A reporter for a Baltimore-area television station posted on Twitter that the blimp has come down in Pennsylvania and authorities are working to secure the area.
Original story resumes below.
CBS reported that two F-16s were following the blimp, and that it may have crossed the border into Pennsylvania. Local authorities were asking residents to dial 911 if they spotted the inflated installation nearby.
The blimp is part of a $2.7 billion Pentagon research project into using blimps to detect low-flying threats to U.S. cities like cruise missiles, small drones and wayward military blimps.
The Baltimore Sun previously investigated the JLENS program that produced the blimp, writing that it was the result of a 17-year development cycle that had poor reliability, while costing taxpayers billions.

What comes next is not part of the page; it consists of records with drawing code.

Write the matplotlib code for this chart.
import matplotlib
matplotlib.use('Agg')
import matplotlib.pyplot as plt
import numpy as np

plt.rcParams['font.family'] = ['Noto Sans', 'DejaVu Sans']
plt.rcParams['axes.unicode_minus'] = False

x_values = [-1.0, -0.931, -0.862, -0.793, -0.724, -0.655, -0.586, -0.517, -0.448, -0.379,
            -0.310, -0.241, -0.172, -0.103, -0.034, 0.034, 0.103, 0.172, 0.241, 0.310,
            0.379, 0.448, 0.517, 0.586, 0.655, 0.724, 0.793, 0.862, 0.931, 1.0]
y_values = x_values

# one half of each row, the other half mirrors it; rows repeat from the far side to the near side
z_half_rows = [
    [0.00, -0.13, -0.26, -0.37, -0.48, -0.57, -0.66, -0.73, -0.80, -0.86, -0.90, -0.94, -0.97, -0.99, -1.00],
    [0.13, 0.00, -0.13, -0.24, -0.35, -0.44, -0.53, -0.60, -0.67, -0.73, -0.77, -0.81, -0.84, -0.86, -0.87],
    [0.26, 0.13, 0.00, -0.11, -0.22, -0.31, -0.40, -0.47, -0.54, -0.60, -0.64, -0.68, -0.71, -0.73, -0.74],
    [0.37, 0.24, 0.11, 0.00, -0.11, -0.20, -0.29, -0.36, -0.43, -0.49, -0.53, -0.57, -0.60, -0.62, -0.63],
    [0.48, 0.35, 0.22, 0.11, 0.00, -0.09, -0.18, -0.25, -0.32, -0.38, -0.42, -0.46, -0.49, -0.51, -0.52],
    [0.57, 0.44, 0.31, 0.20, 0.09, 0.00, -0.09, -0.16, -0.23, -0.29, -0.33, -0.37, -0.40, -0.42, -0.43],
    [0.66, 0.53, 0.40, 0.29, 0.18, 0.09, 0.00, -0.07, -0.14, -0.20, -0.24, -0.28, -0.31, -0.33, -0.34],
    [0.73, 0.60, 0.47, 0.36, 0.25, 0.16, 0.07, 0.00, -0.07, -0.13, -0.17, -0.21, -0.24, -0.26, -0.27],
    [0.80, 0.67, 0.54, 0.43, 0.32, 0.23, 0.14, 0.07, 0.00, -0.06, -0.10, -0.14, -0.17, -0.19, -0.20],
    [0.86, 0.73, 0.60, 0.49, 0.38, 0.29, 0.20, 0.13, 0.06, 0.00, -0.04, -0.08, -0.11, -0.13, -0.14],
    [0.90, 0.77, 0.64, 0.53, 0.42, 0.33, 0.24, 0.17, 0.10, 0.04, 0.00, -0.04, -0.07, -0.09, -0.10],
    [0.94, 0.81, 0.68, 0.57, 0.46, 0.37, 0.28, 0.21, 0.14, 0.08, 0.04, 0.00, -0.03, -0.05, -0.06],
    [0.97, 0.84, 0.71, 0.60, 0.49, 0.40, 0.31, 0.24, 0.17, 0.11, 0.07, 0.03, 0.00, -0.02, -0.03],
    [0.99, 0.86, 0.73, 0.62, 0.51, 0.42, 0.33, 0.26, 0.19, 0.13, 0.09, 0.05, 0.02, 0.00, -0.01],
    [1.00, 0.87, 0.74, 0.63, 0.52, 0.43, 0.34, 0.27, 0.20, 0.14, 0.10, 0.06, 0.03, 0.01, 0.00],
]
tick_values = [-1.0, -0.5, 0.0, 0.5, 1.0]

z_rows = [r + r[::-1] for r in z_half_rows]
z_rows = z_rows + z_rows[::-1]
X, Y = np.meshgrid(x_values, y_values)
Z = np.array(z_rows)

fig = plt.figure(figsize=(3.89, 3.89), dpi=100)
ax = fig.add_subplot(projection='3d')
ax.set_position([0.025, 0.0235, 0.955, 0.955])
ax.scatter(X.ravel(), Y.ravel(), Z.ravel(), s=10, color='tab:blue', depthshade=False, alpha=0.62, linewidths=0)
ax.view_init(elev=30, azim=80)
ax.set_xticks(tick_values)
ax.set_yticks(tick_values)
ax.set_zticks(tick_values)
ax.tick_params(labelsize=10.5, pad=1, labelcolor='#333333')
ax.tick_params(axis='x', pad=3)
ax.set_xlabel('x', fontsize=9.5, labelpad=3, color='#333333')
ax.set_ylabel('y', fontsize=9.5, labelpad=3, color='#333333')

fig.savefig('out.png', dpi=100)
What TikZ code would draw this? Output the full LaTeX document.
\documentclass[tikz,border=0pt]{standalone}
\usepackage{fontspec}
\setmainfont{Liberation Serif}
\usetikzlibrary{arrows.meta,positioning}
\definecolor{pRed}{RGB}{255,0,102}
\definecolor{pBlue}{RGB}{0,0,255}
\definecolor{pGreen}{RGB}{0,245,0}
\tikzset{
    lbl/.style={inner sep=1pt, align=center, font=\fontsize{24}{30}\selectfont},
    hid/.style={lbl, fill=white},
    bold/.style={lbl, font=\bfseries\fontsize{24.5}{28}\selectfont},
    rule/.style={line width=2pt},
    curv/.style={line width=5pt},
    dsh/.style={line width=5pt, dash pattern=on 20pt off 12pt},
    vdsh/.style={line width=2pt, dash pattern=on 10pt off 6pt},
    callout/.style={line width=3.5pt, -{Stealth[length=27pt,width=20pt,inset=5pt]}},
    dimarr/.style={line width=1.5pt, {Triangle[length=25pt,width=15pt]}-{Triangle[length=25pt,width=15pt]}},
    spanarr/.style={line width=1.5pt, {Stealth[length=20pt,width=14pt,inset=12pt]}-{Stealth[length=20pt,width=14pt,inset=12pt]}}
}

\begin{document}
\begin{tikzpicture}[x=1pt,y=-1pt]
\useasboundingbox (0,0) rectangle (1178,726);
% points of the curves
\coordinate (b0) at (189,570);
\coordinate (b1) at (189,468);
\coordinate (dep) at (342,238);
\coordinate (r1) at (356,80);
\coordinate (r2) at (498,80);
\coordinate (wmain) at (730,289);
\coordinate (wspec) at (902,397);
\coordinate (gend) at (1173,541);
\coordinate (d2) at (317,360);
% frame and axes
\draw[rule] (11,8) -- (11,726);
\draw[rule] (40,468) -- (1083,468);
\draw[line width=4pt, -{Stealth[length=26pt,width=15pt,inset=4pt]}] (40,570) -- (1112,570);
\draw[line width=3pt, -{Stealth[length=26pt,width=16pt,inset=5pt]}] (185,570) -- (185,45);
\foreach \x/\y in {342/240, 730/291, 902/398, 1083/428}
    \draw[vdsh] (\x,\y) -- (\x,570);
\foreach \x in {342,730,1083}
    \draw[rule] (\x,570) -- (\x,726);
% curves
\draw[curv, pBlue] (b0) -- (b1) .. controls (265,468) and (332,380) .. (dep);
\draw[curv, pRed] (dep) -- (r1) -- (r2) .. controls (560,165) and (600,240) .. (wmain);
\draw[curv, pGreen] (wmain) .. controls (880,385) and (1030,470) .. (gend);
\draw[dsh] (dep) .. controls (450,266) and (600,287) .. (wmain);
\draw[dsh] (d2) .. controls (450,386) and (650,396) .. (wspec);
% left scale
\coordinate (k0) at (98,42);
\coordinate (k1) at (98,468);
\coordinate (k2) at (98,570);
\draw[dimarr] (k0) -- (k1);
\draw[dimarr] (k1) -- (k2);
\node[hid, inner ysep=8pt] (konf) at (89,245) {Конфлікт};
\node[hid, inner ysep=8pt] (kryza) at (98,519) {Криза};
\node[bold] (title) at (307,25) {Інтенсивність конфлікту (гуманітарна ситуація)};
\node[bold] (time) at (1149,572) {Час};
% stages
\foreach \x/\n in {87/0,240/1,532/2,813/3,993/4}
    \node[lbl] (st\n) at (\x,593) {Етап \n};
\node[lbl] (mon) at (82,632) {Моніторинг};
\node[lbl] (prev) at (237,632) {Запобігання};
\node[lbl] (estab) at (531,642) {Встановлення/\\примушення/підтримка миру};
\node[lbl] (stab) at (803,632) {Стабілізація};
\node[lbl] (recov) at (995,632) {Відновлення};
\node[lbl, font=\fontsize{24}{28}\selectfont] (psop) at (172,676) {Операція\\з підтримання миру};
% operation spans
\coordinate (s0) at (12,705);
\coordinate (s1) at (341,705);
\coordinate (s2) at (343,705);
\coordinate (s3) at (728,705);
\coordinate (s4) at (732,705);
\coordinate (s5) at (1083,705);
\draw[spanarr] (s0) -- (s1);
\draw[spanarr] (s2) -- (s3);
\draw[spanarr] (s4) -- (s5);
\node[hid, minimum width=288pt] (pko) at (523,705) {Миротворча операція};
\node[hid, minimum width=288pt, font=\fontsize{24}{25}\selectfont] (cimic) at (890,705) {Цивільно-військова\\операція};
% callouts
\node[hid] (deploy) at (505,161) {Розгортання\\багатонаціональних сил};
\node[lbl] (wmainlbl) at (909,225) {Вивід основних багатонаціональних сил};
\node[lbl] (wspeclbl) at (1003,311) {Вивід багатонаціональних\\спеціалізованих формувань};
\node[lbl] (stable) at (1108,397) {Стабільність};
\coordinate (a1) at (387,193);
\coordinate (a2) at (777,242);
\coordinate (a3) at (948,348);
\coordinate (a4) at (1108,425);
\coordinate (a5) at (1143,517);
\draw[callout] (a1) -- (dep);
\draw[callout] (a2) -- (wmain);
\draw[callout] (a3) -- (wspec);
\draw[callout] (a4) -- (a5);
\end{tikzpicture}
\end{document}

We'll continue to update with news on the missing blimp as it comes in. In the meantime, keep an eye on the skies and your local Steampunk cosplayers. It couldn't have gotten very far.
A local TV station posted this viewer photo from the area of Bloomsburg, Pennsylvania.
A Twitter user posted a video appearing to show the blimp hovering low above a building. The user also claimed the blimp had landed nearby, knocking out power to his or her school, Columbia-Montour Area Vocational-Technical School, which Google Maps shows is in the Bloomsburg area.